Since 17 December 2014, President Obama has used visitors as an army, airlines as an air force, cruise ships as a navy and, to a lesser extent thus far, companies as marines to create a beachhead in the Republic of Cuba that can't be pulled or pushed off the island- either by political forces in the United States or in the Republic of Cuba. The armada is digging in; not quite with a permanent foundation, but closing in....

In Internet terms, The Obama Administration is creating CubaLegacy 2.0- too big to roll back, too visible to hide, too collaborative, too many participants to remove, too bilateral to untangle... The perfect presidential legacy vehicle.

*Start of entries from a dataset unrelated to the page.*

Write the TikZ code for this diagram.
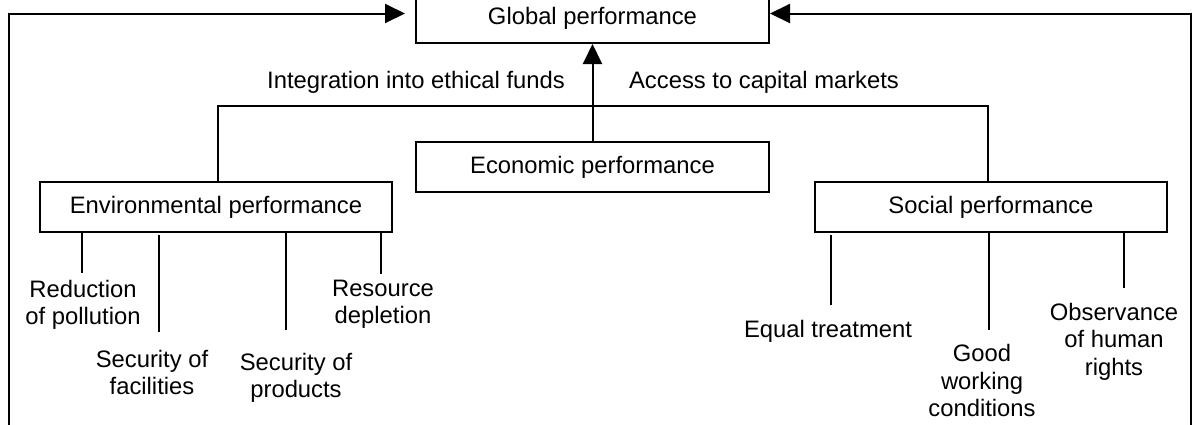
\documentclass[tikz,border=0pt]{standalone}
\usepackage{fontspec}
\setmainfont{Liberation Sans}
\usetikzlibrary{arrows.meta,calc}
\begin{document}
\begin{tikzpicture}[x=1pt,y=-1pt,
  txt/.style={font=\fontsize{23.8}{27.5}\selectfont},
  box/.style={txt,draw,line width=2pt,minimum width=352pt,minimum height=50pt,inner sep=0pt,text height=17.3pt,text depth=5pt},
  lbl/.style={txt,inner sep=0pt,align=center,anchor=north},
  elbl/.style={txt,inner sep=0pt,text height=17.3pt,text depth=5pt},
  conn/.style={line width=2pt},
  arr/.style={line width=2pt,-{Triangle[length=20pt,width=19pt]}}]
\useasboundingbox (0,0) rectangle (1193,424);
% boxes
\node[box,minimum width=353pt] (glob) at (592.5,18) {Global performance};
\node[box,minimum width=353pt] (econ) at (592.5,167) {Economic performance};
\node[box] (env) at (216,207) {Environmental performance};
\node[box] (soc) at (991,207) {Social performance};
% edge labels
\node[elbl] (lint) at (416,82) {Integration into ethical funds};
\node[elbl] (lacc) at (764,82) {Access to capital markets};
% sub labels
\node[lbl] (red) at (83,279.7) {Reduction\\of pollution};
\node[lbl] (fac) at (152,349.7) {Security of\\facilities};
\node[lbl] (prod) at (296,352.7) {Security of\\products};
\node[lbl] (res) at (383,279.7) {Resource\\depletion};
\node[lbl] (eq) at (828,319.7) {Equal treatment};
\begin{scope}
\clip (900,300) rectangle (1060,416);
\node[lbl] (good) at (982,344.5) {Good\\working\\conditions};
\end{scope}
\node[lbl] (obs) at (1114,302.7) {Observance\\of human\\rights};
% outer feedback lines
\coordinate (lb) at (8.5,440);
\coordinate (lt) at (8.5,13.5);
\coordinate (rb) at (1190.5,440);
\coordinate (rt) at (1190.5,13.5);
\draw[arr] (lb) -- (lt) -- ([xshift=-10pt]glob.west |- lt);
\draw[arr] (rb) -- (rt) -- (glob.east |- rt);
% central arrow
\draw[arr] (econ.north) -- (glob.south);
% top branch line
\coordinate (hl) at (218,106);
\coordinate (hr) at (988,106);
\draw[conn] (env.north -| hl) -- (hl) -- (hr) -- (soc.north -| hr);
% environmental sub lines
\coordinate (e1) at (82,273);
\coordinate (e2s) at (159,235);
\coordinate (e2) at (159,332);
\coordinate (e3) at (286,330);
\coordinate (e4) at (381,274);
\draw[conn] (env.south -| e1) -- (e1);
\draw[conn] (e2s) -- (e2);
\draw[conn] (env.south -| e3) -- (e3);
\draw[conn] (env.south -| e4) -- (e4);
% social sub lines
\coordinate (s1s) at (831,235);
\coordinate (s1) at (831,305);
\coordinate (s2) at (989,330);
\coordinate (s3) at (1124,288);
\draw[conn] (s1s) -- (s1);
\draw[conn] (soc.south -| s2) -- (s2);
\draw[conn] (soc.south -| s3) -- (s3);
\end{tikzpicture}
\end{document}
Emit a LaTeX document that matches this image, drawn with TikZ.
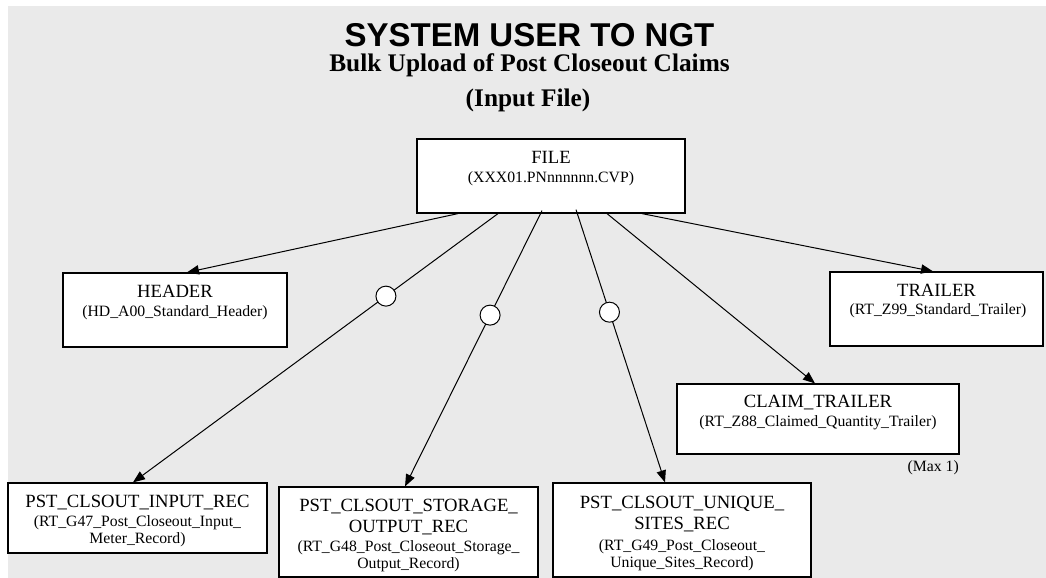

The government of the Republic of Cuba needs to do its part. More cruise line companies need to be authorized. A ferry needs to be tested. Imports of products from the United States need to increase. A distribution center needs to be authorized.  Tractors need to be assembled.  Coffee needs to be exported.  Currencies need to be unified.  Certified claims need to be settled.  There are 262 days remaining (visit www.cubatrade.org to view the countdown clocks).

President Obama wants to bring change to the Republic of Cuba far more and far faster than President Raul Castro wants change to arrive in the Republic of Cuba.  For both men, the issue is legacy.

That's where the similarity ends- President Obama wants more and needs more so that there can be more- and he can continue with regulatory changes and, perhaps, limited (though unlikely) legislative changes by 20 January 2017.  

President Castro wants to withstand everything that is coming his way, yet find a means to gain value from it and not be perceived as rejecting it by governments and companies that are needed to fund what the government of the Republic of Cuba requires; a complex series of juggling maneuvers.